Your instructions
Repeat the span of the entries below that starts at the line with "Rebuild this diagram" and ends at the line with "at (53,62) (title)", nothing more. Skip the pictures.

Record set
— Start —

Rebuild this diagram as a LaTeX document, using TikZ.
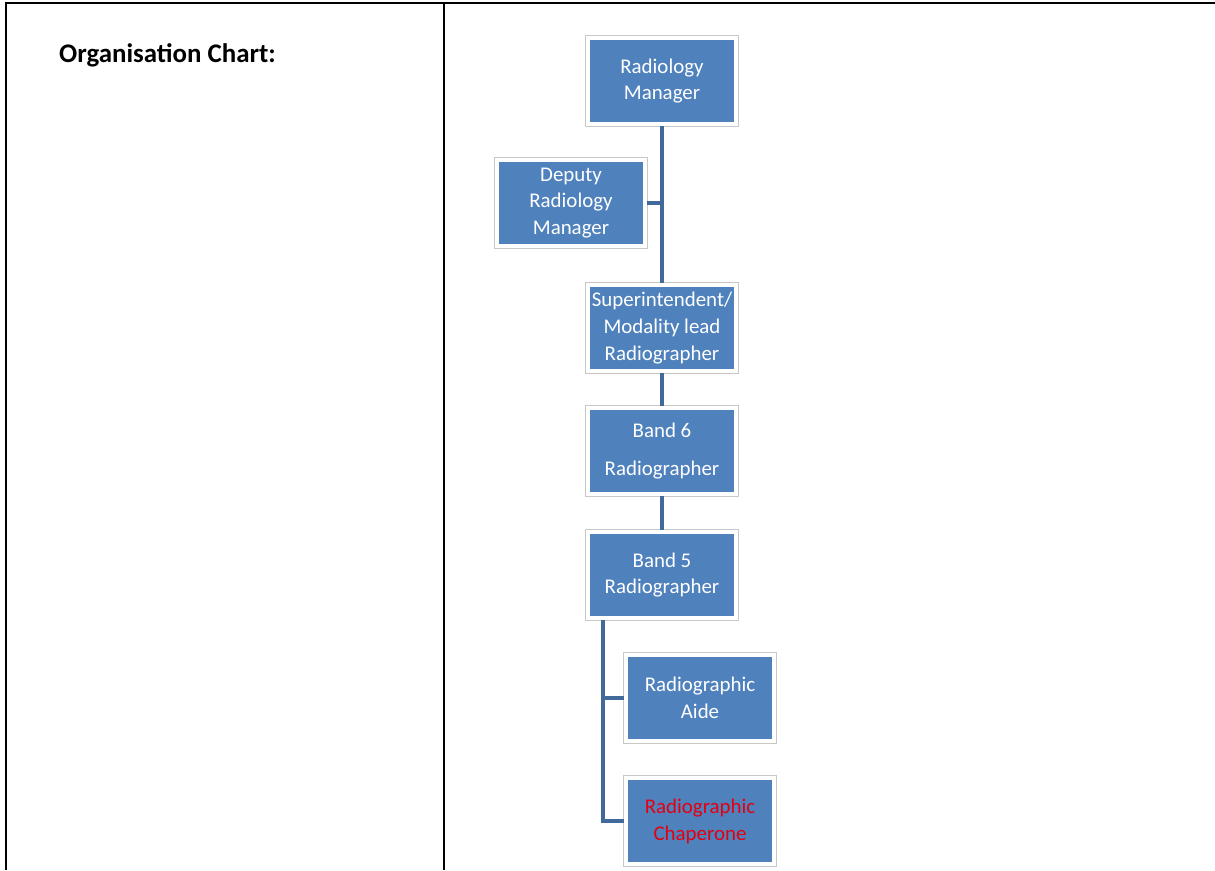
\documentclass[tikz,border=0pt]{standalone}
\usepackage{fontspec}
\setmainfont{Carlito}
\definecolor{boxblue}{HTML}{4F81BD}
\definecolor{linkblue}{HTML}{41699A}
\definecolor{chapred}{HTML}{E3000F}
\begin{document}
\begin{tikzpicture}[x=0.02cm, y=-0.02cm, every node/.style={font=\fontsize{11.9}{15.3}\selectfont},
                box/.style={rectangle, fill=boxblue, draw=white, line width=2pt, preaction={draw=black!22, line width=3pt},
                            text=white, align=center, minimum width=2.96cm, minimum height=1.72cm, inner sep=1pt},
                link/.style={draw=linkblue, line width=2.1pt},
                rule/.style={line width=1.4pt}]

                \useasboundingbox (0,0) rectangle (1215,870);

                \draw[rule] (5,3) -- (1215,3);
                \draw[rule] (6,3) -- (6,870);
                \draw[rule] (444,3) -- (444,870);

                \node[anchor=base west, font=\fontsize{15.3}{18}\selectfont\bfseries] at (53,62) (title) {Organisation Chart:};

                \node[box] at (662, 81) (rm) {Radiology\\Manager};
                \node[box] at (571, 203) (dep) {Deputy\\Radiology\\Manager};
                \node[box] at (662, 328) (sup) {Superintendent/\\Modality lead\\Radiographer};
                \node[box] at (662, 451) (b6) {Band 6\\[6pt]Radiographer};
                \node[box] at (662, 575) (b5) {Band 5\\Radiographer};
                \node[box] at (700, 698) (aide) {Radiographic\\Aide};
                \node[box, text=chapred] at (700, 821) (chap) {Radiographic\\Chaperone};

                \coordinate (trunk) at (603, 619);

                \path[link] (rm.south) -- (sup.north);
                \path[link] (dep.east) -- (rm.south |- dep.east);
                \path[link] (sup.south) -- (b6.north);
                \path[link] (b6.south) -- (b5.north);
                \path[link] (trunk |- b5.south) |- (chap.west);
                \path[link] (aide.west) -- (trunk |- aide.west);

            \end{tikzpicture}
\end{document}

— End —
— Start —

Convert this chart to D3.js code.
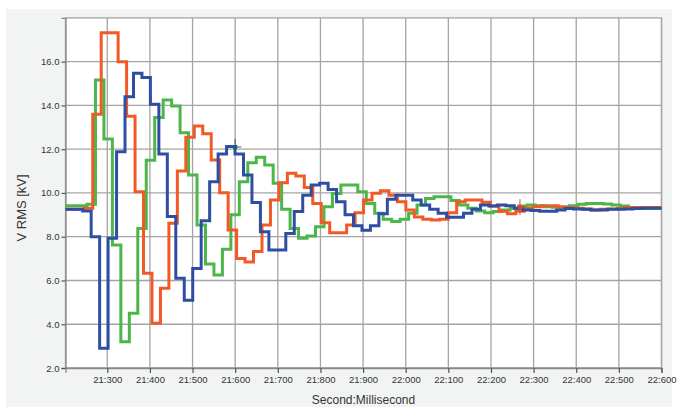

— End —

Complete answer
Rebuild this diagram as a LaTeX document, using TikZ.
\documentclass[tikz,border=0pt]{standalone}
\usepackage{fontspec}
\setmainfont{Carlito}
\definecolor{boxblue}{HTML}{4F81BD}
\definecolor{linkblue}{HTML}{41699A}
\definecolor{chapred}{HTML}{E3000F}
\begin{document}
\begin{tikzpicture}[x=0.02cm, y=-0.02cm, every node/.style={font=\fontsize{11.9}{15.3}\selectfont},
                box/.style={rectangle, fill=boxblue, draw=white, line width=2pt, preaction={draw=black!22, line width=3pt},
                            text=white, align=center, minimum width=2.96cm, minimum height=1.72cm, inner sep=1pt},
                link/.style={draw=linkblue, line width=2.1pt},
                rule/.style={line width=1.4pt}]

                \useasboundingbox (0,0) rectangle (1215,870);

                \draw[rule] (5,3) -- (1215,3);
                \draw[rule] (6,3) -- (6,870);
                \draw[rule] (444,3) -- (444,870);

                \node[anchor=base west, font=\fontsize{15.3}{18}\selectfont\bfseries] at (53,62) (title) {Organisation Chart:};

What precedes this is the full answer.